EXERCISE —
Reproduce the listing exactly and skip over any pictures.

GIVEN INFORMATION —
☆ ☆ ☆

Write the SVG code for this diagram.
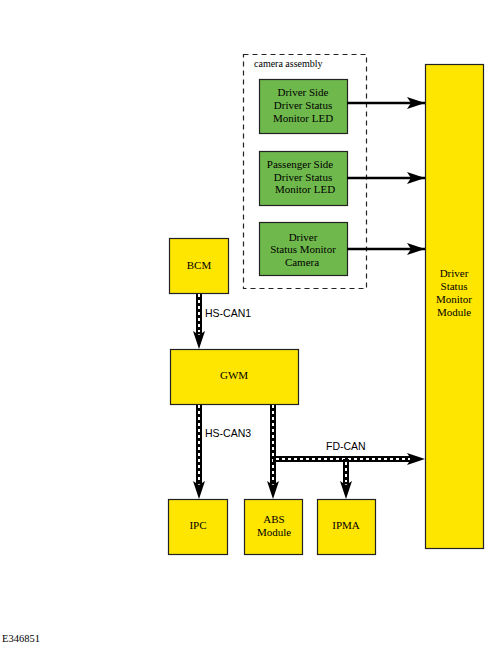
<svg xmlns="http://www.w3.org/2000/svg" width="495" height="651" viewBox="0 0 495 651">
<style>
.y{fill:#ffe600;stroke:#222;stroke-width:1.2}
.g{fill:#6fb84c;stroke:#222;stroke-width:1.2}
.bus{stroke:#000;stroke-width:6;fill:none}
.dash{stroke:#fff;stroke-width:2;stroke-dasharray:3 3;fill:none}
.ln{stroke:#000;stroke-width:2.5;fill:none}
</style>
<defs>
<marker id="ah" markerWidth="18" markerHeight="12" refX="18" refY="6" orient="auto" markerUnits="userSpaceOnUse">
<path d="M0,0 L18,6 L0,12 L4,6 Z" fill="#000"/>
</marker>
</defs>
<rect width="495" height="651" fill="#fff"/>
<g font-family="Liberation Serif, Times New Roman, serif" font-size="11" text-anchor="middle" fill="#000">
<g id="camera-assembly">
<rect x="243.5" y="54.5" width="123" height="234" fill="none" stroke="#222" stroke-width="1.2" stroke-dasharray="5 4"/>
<text x="254" y="67" font-size="10" text-anchor="start">camera assembly</text>
</g>
<g id="ds-led">
<rect class="g" x="259.5" y="79.5" width="88" height="54"/>
<text x="303" y="96">Driver Side</text>
<text x="303" y="109">Driver Status</text>
<text x="303" y="122">Monitor LED</text>
</g>
<g id="ps-led">
<rect class="g" x="259.5" y="151.5" width="88" height="54"/>
<text x="300" y="168">Passenger Side</text>
<text x="303" y="181">Driver Status</text>
<text x="305" y="193">Monitor LED</text>
</g>
<g id="dsm-camera">
<rect class="g" x="259.5" y="222.5" width="88" height="53"/>
<text x="303" y="241">Driver</text>
<text x="303" y="253">Status Monitor</text>
<text x="302" y="266">Camera</text>
</g>
<g id="dsm">
<rect class="y" x="425.5" y="64.5" width="58" height="484"/>
<text x="454" y="277">Driver</text>
<text x="454" y="290">Status</text>
<text x="454" y="303">Monitor</text>
<text x="454" y="316">Module</text>
</g>
<g id="bcm">
<rect class="y" x="169.5" y="238.5" width="59" height="55"/>
<text x="199" y="269">BCM</text>
</g>
<g id="gwm">
<rect class="y" x="170.5" y="349.5" width="128" height="55"/>
<text x="234" y="379">GWM</text>
</g>
<g id="ipc">
<rect class="y" x="168.5" y="499.5" width="59" height="55"/>
<text x="198" y="529">IPC</text>
</g>
<g id="abs">
<rect class="y" x="244.5" y="499.5" width="58" height="55"/>
<text x="274" y="523">ABS</text>
<text x="274" y="536">Module</text>
</g>
<g id="ipma">
<rect class="y" x="317.5" y="499.5" width="58" height="55"/>
<text x="346" y="529">IPMA</text>
</g>
</g>
<g id="connectors">
<line class="ln" x1="347" y1="103" x2="425" y2="103" marker-end="url(#ah)"/>
<line class="ln" x1="347" y1="178" x2="425" y2="178" marker-end="url(#ah)"/>
<line class="ln" x1="347" y1="249" x2="425" y2="249" marker-end="url(#ah)"/>
<path class="bus" d="M199,294 V334"/>
<path class="dash" d="M199,294 V332"/>
<path d="M193,331 L199,349 L205,331 L199,335 Z" fill="#000"/>
<path class="bus" d="M199,405 V484"/>
<path class="dash" d="M199,405 V482"/>
<path d="M193,481 L199,499 L205,481 L199,485 Z" fill="#000"/>
<path class="bus" d="M273,405 V484"/>
<path class="dash" d="M273,405 V482"/>
<path d="M267,481 L273,499 L279,481 L273,485 Z" fill="#000"/>
<path class="bus" d="M273,459 H412"/>
<path class="dash" d="M276,459 H410"/>
<path d="M407,453 L425,459 L407,465 L411,459 Z" fill="#000"/>
<path class="bus" d="M346,459 V484"/>
<path class="dash" d="M346,462 V482"/>
<path d="M340,481 L346,499 L352,481 L346,485 Z" fill="#000"/>
<g font-family="Liberation Sans, Arial, sans-serif" font-size="10.5" fill="#000">
<text x="205" y="317">HS-CAN1</text>
<text x="205" y="437">HS-CAN3</text>
<text x="326" y="450">FD-CAN</text>
</g>
</g>
<text x="2" y="642" font-family="Liberation Serif, Times New Roman, serif" font-size="10.5">E346851</text>
</svg>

☆ ☆ ☆

RESULT BELOW —
Write the SVG code for this diagram.
<svg xmlns="http://www.w3.org/2000/svg" width="495" height="651" viewBox="0 0 495 651">
<style>
.y{fill:#ffe600;stroke:#222;stroke-width:1.2}
.g{fill:#6fb84c;stroke:#222;stroke-width:1.2}
.bus{stroke:#000;stroke-width:6;fill:none}
.dash{stroke:#fff;stroke-width:2;stroke-dasharray:3 3;fill:none}
.ln{stroke:#000;stroke-width:2.5;fill:none}
</style>
<defs>
<marker id="ah" markerWidth="18" markerHeight="12" refX="18" refY="6" orient="auto" markerUnits="userSpaceOnUse">
<path d="M0,0 L18,6 L0,12 L4,6 Z" fill="#000"/>
</marker>
</defs>
<rect width="495" height="651" fill="#fff"/>
<g font-family="Liberation Serif, Times New Roman, serif" font-size="11" text-anchor="middle" fill="#000">
<g id="camera-assembly">
<rect x="243.5" y="54.5" width="123" height="234" fill="none" stroke="#222" stroke-width="1.2" stroke-dasharray="5 4"/>
<text x="254" y="67" font-size="10" text-anchor="start">camera assembly</text>
</g>
<g id="ds-led">
<rect class="g" x="259.5" y="79.5" width="88" height="54"/>
<text x="303" y="96">Driver Side</text>
<text x="303" y="109">Driver Status</text>
<text x="303" y="122">Monitor LED</text>
</g>
<g id="ps-led">
<rect class="g" x="259.5" y="151.5" width="88" height="54"/>
<text x="300" y="168">Passenger Side</text>
<text x="303" y="181">Driver Status</text>
<text x="305" y="193">Monitor LED</text>
</g>
<g id="dsm-camera">
<rect class="g" x="259.5" y="222.5" width="88" height="53"/>
<text x="303" y="241">Driver</text>
<text x="303" y="253">Status Monitor</text>
<text x="302" y="266">Camera</text>
</g>
<g id="dsm">
<rect class="y" x="425.5" y="64.5" width="58" height="484"/>
<text x="454" y="277">Driver</text>
<text x="454" y="290">Status</text>
<text x="454" y="303">Monitor</text>
<text x="454" y="316">Module</text>
</g>
<g id="bcm">
<rect class="y" x="169.5" y="238.5" width="59" height="55"/>
<text x="199" y="269">BCM</text>
</g>
<g id="gwm">
<rect class="y" x="170.5" y="349.5" width="128" height="55"/>
<text x="234" y="379">GWM</text>
</g>
<g id="ipc">
<rect class="y" x="168.5" y="499.5" width="59" height="55"/>
<text x="198" y="529">IPC</text>
</g>
<g id="abs">
<rect class="y" x="244.5" y="499.5" width="58" height="55"/>
<text x="274" y="523">ABS</text>
<text x="274" y="536">Module</text>
</g>
<g id="ipma">
<rect class="y" x="317.5" y="499.5" width="58" height="55"/>
<text x="346" y="529">IPMA</text>
</g>
</g>
<g id="connectors">
<line class="ln" x1="347" y1="103" x2="425" y2="103" marker-end="url(#ah)"/>
<line class="ln" x1="347" y1="178" x2="425" y2="178" marker-end="url(#ah)"/>
<line class="ln" x1="347" y1="249" x2="425" y2="249" marker-end="url(#ah)"/>
<path class="bus" d="M199,294 V334"/>
<path class="dash" d="M199,294 V332"/>
<path d="M193,331 L199,349 L205,331 L199,335 Z" fill="#000"/>
<path class="bus" d="M199,405 V484"/>
<path class="dash" d="M199,405 V482"/>
<path d="M193,481 L199,499 L205,481 L199,485 Z" fill="#000"/>
<path class="bus" d="M273,405 V484"/>
<path class="dash" d="M273,405 V482"/>
<path d="M267,481 L273,499 L279,481 L273,485 Z" fill="#000"/>
<path class="bus" d="M273,459 H412"/>
<path class="dash" d="M276,459 H410"/>
<path d="M407,453 L425,459 L407,465 L411,459 Z" fill="#000"/>
<path class="bus" d="M346,459 V484"/>
<path class="dash" d="M346,462 V482"/>
<path d="M340,481 L346,499 L352,481 L346,485 Z" fill="#000"/>
<g font-family="Liberation Sans, Arial, sans-serif" font-size="10.5" fill="#000">
<text x="205" y="317">HS-CAN1</text>
<text x="205" y="437">HS-CAN3</text>
<text x="326" y="450">FD-CAN</text>
</g>
</g>
<text x="2" y="642" font-family="Liberation Serif, Times New Roman, serif" font-size="10.5">E346851</text>
</svg>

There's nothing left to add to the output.